══ RECORDS TO PROCESS

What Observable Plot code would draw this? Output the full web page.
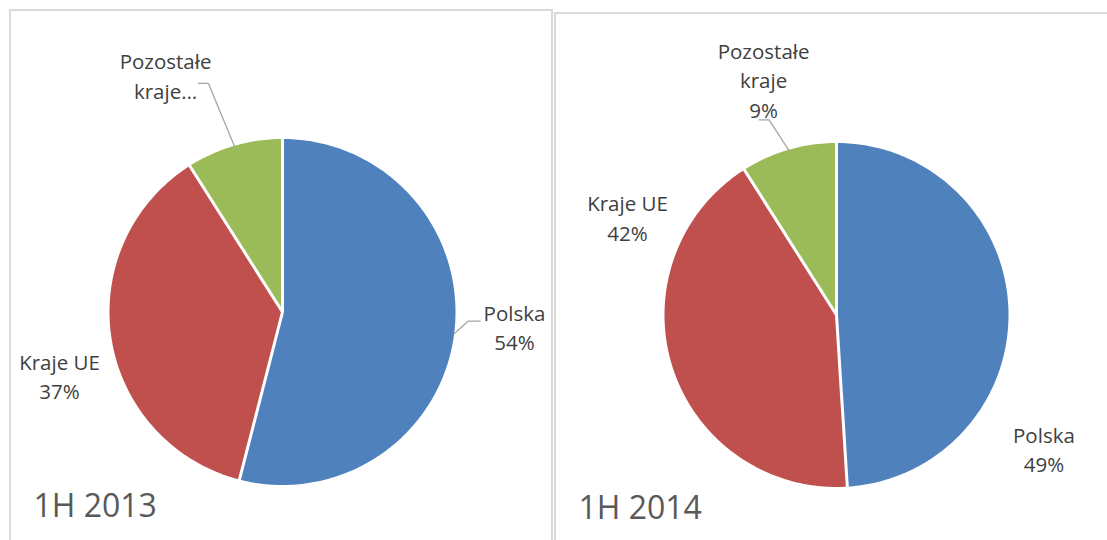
<!DOCTYPE html>
<html><head><meta charset="utf-8">
<script src="https://cdn.jsdelivr.net/npm/d3@7"></script>
<script src="https://cdn.jsdelivr.net/npm/@observablehq/plot@0.6"></script>
<style>
html,body{margin:0;padding:0;background:#fff;overflow:hidden;}
body{width:1107px;height:540px;position:relative;font-family:"Open Sans",sans-serif;}
.panel{position:absolute;border:2px solid #d9d9d9;box-sizing:border-box;overflow:hidden;background:#fff;}
.panel svg{display:block;}
</style></head><body>
<div id="p1" class="panel" style="left:9px;top:9px;width:544px;height:560px"></div>
<div id="p2" class="panel" style="left:554px;top:12px;width:570px;height:560px"></div>
<script>
// ---- data ----
const categories = ["Polska", "Kraje UE", "Pozostałe kraje"];
const periods = ["1H 2013", "1H 2014"];
const shares2013 = [54, 37, 9];
const shares2014 = [49, 42, 9];
const labelNames2013 = ["Polska", "Kraje UE", "Pozostałe\nkraje…"];
const labelNames2014 = ["Polska", "Kraje UE", "Pozostałe\nkraje"];
const showPct2013 = [true, true, false];
const showPct2014 = [true, true, true];
const sliceColors = ["#4F81BD", "#C0504D", "#9BBB59"];

// ---- layout (positions in pie-radius units) ----
const layout = [
  {panel: "p1", period: periods[0], values: shares2013, names: labelNames2013, pct: showPct2013,
   width: 540, height: 529, cx: 271, cy: 300.5, r: 173, titleDx: 22, titleDy: -24,
   labelPos: [[1.341, -0.22], [-1.289, -0.502], [-0.676, 1.234]],
   leaders: [[[1.142, -0.053], [1.073, -0.053]], null, [[-0.486, 1.321], [-0.428, 1.321]]]},
  {panel: "p2", period: periods[1], values: shares2014, names: labelNames2014, pct: showPct2014,
   width: 551, height: 526, cx: 280, cy: 300.5, r: 172, titleDx: 22, titleDy: -22,
   labelPos: [[1.206, -0.914], [-1.215, 0.433], [-0.424, 1.148]],
   leaders: [null, null, [[-0.449, 1.135], [-0.392, 1.135]]]}
];

function drawPie(L) {
  const arcs = d3.pie().sort(null).value(d => d)(L.values);
  // slice polygons
  const poly = [];
  arcs.forEach((a, i) => {
    const n = Math.max(8, Math.ceil((a.endAngle - a.startAngle) / (Math.PI * 2) * 360));
    poly.push({cat: categories[i], color: sliceColors[i], x: 0, y: 0});
    for (let k = 0; k <= n; k++) {
      const t = a.startAngle + (a.endAngle - a.startAngle) * k / n;
      poly.push({cat: categories[i], color: sliceColors[i], x: Math.sin(t), y: Math.cos(t)});
    }
    poly.push({cat: categories[i], color: sliceColors[i], x: 0, y: 0});
  });
  // separators at slice boundaries
  const seps = arcs.map(a => ({x1: 0, y1: 0, x2: Math.sin(a.startAngle) * 1.01, y2: Math.cos(a.startAngle) * 1.01}));
  // labels
  const labels = arcs.map((a, i) => ({
    x: L.labelPos[i][0], y: L.labelPos[i][1],
    text: L.names[i] + (L.pct[i] ? "\n" + L.values[i] + "%" : "")
  }));
  // leaders
  const leaderPts = [];
  arcs.forEach((a, i) => {
    const ld = L.leaders[i];
    if (!ld) return;
    const mid = (a.startAngle + a.endAngle) / 2;
    leaderPts.push({id: i, x: ld[0][0], y: ld[0][1]});
    leaderPts.push({id: i, x: ld[1][0], y: ld[1][1]});
    leaderPts.push({id: i, x: Math.sin(mid), y: Math.cos(mid)});
  });

  const chart = Plot.plot({
    width: L.width, height: L.height, margin: 0,
    x: {domain: [-1, 1], range: [L.cx - L.r, L.cx + L.r], axis: null},
    y: {domain: [-1, 1], range: [L.cy + L.r, L.cy - L.r], axis: null},
    color: {type: "identity"},
    style: {fontFamily: "'Open Sans', sans-serif", background: "transparent", overflow: "visible"},
    marks: [
      Plot.line(poly, {x: "x", y: "y", z: "cat", fill: "color", stroke: "none", curve: "linear"}),
      Plot.link(seps, {x1: "x1", y1: "y1", x2: "x2", y2: "y2", stroke: "white", strokeWidth: 3}),
      Plot.line(leaderPts, {x: "x", y: "y", z: "id", stroke: "#A6A6A6", strokeWidth: 1.3, curve: "linear"}),
      Plot.text(labels, {x: "x", y: "y", text: "text", fontSize: 20.5, lineAnchor: "bottom", lineHeight: 1.42, fill: "#404040", textAnchor: "middle"}),
      Plot.text([L.period], {frameAnchor: "bottom-left", text: d => d, dx: L.titleDx, dy: L.titleDy, lineAnchor: "bottom", textAnchor: "start", fontSize: 32, fill: "#595959"})
    ]
  });
  document.getElementById(L.panel).appendChild(chart);
}
layout.forEach(drawPie);
</script>
</body></html>
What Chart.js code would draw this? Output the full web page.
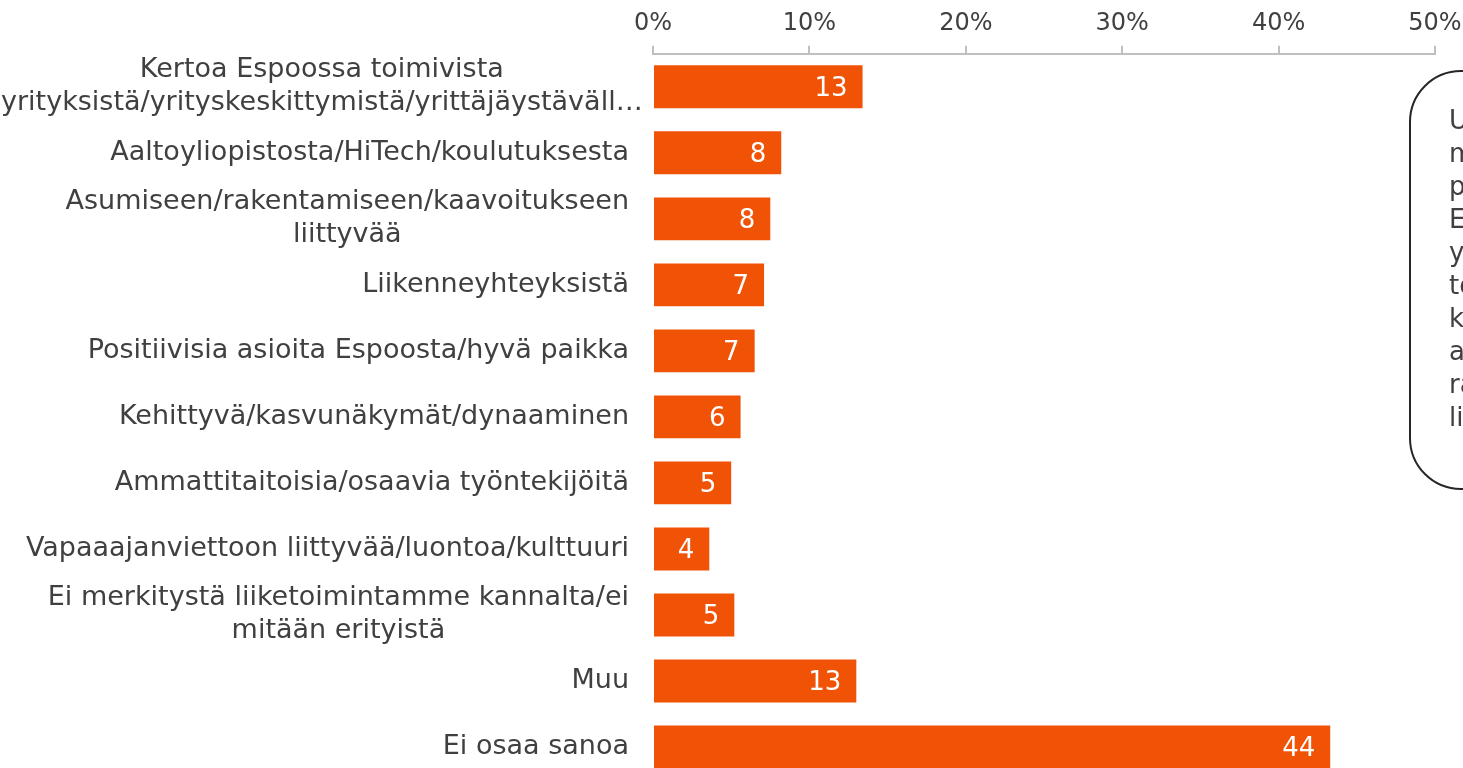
<!DOCTYPE html>
<html>
<head>
<meta charset="utf-8">
<script src="https://cdn.jsdelivr.net/npm/chart.js@4"></script>
<style>
  html, body { margin: 0; padding: 0; background: #fff; overflow: hidden; }
  #wrap { position: relative; width: 1463px; height: 768px; overflow: hidden; }
  #chartBox { position: absolute; left: 0; top: 0; width: 1463px; height: 790px; }
  .note {
    position: absolute; left: 1409px; top: 70px; width: 240px; height: 420px;
    border: 2px solid #262626; border-radius: 52px; box-sizing: border-box;
    padding: 32px 0 0 38px; font-family: "DejaVu Sans", Verdana, sans-serif;
    font-size: 26px; line-height: 33px; color: #404040; white-space: nowrap;
  }
</style>
</head>
<body>
<div id="wrap">
  <div id="chartBox"><canvas id="chartAnswers"></canvas></div>
  <div class="note">Useimmin<br>mainittiin<br>positiivisena<br>Espoosta<br>yrityksiin ja<br>toimintaan,<br>koulutukseen,<br>asumiseen ja<br>rakentamiseen<br>liittyvät asiat</div>
</div>
<script>
const categories = [
  ["Kertoa Espoossa toimivista", "yrityksistä/yrityskeskittymistä/yrittäjäystävällisyydestä"],
  "Aaltoyliopistosta/HiTech/koulutuksesta",
  ["Asumiseen/rakentamiseen/kaavoitukseen", "liittyvää"],
  "Liikenneyhteyksistä",
  "Positiivisia asioita Espoosta/hyvä paikka",
  "Kehittyvä/kasvunäkymät/dynaaminen",
  "Ammattitaitoisia/osaavia työntekijöitä",
  "Vapaaajanviettoon liittyvää/luontoa/kulttuuri",
  ["Ei merkitystä liiketoimintamme kannalta/ei", "mitään erityistä"],
  "Muu",
  "Ei osaa sanoa",
];

// bar lengths (%)
const values = [13.4, 8.2, 7.5, 7.1, 6.5, 5.6, 5.0, 3.6, 5.2, 13.0, 43.3];
// printed labels inside the bars
const valueLabels = ["13", "8", "8", "7", "7", "6", "5", "4", "5", "13", "44"];
const tickValues = [0, 10, 20, 30, 40, 50];

const textColor = "#404040";
const barColor = "#F05206";

// cut a line with "…" so that it fits into maxW
function fitText(c, text, maxW) {
  if (c.measureText(text).width <= maxW) return text;
  let t = text;
  while (t.length > 1 && c.measureText(t + "…").width > maxW) t = t.slice(0, -1);
  return t + "…";
}

// category labels: each block centred on itself, right edge at the axis gap
const categoryLabels = {
  id: "categoryLabels",
  afterDraw(chart) {
    const c = chart.ctx;
    const yScale = chart.scales.y;
    const rightEdge = chart.chartArea.left - 24;
    c.save();
    c.font = "27px 'DejaVu Sans'";
    c.fillStyle = textColor;
    c.textAlign = "center";
    c.textBaseline = "middle";
    categories.forEach((lab, i) => {
      let lines = Array.isArray(lab) ? lab : [lab];
      lines = lines.map((l) => fitText(c, l, chart.chartArea.left - 4));
      const w = Math.max(...lines.map((l) => c.measureText(l).width));
      const cx = Math.max(rightEdge - w / 2, w / 2 + 1);
      const y = yScale.getPixelForValue(i);
      const lh = 33;
      lines.forEach((l, j) => {
        c.fillText(l, cx, y + (j - (lines.length - 1) / 2) * lh);
      });
    });
    c.restore();
  },
};

// value labels at the end of each bar, inside
const barValues = {
  id: "barValues",
  afterDatasetsDraw(chart) {
    const c = chart.ctx;
    const meta = chart.getDatasetMeta(0);
    c.save();
    c.font = "26px 'DejaVu Sans'";
    c.fillStyle = "#fff";
    c.textAlign = "right";
    c.textBaseline = "middle";
    meta.data.forEach((bar, i) => {
      c.fillText(valueLabels[i], bar.x - 15, bar.y + 2);
    });
    c.restore();
  },
};

const ctx = document.getElementById("chartAnswers").getContext("2d");
new Chart(ctx, {
  type: "bar",
  data: {
    labels: categories.map((l) => (Array.isArray(l) ? l.join(" ") : l)),
    datasets: [
      {
        data: values,
        backgroundColor: barColor,
        borderWidth: 0,
        barPercentage: 0.65,
        categoryPercentage: 1,
      },
    ],
  },
  options: {
    indexAxis: "y",
    responsive: true,
    maintainAspectRatio: false,
    animation: false,
    layout: {
      padding: { left: 645, right: 28, top: 1, bottom: 10 },
    },
    plugins: {
      legend: { display: false },
      tooltip: { enabled: false },
    },
    scales: {
      x: {
        position: "top",
        min: 0,
        max: 50,
        afterBuildTicks(scale) {
          scale.ticks = tickValues.map((v) => ({ value: v }));
        },
        // the "50%" label may run to the page edge
        afterFit(scale) {
          scale.paddingRight = 0;
          scale.paddingLeft = 0;
        },
        ticks: {
          callback: (v) => v + "%",
          color: textColor,
          font: { family: "DejaVu Sans", size: 24 },
          padding: 8,
          maxRotation: 0,
        },
        grid: {
          drawOnChartArea: false,
          drawTicks: true,
          tickLength: 8,
          color: "#bfbfbf",
          lineWidth: 2,
        },
        border: { display: true, color: "#bfbfbf", width: 2 },
      },
      y: {
        ticks: { display: false },
        grid: { display: false },
        border: { display: false },
      },
    },
  },
  plugins: [categoryLabels, barValues],
});
</script>
</body>
</html>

════

Return each line in the records that holds the string "would".

● FINAL RESULT
What Observable Plot code would draw this? Output the full web page.
What Chart.js code would draw this? Output the full web page.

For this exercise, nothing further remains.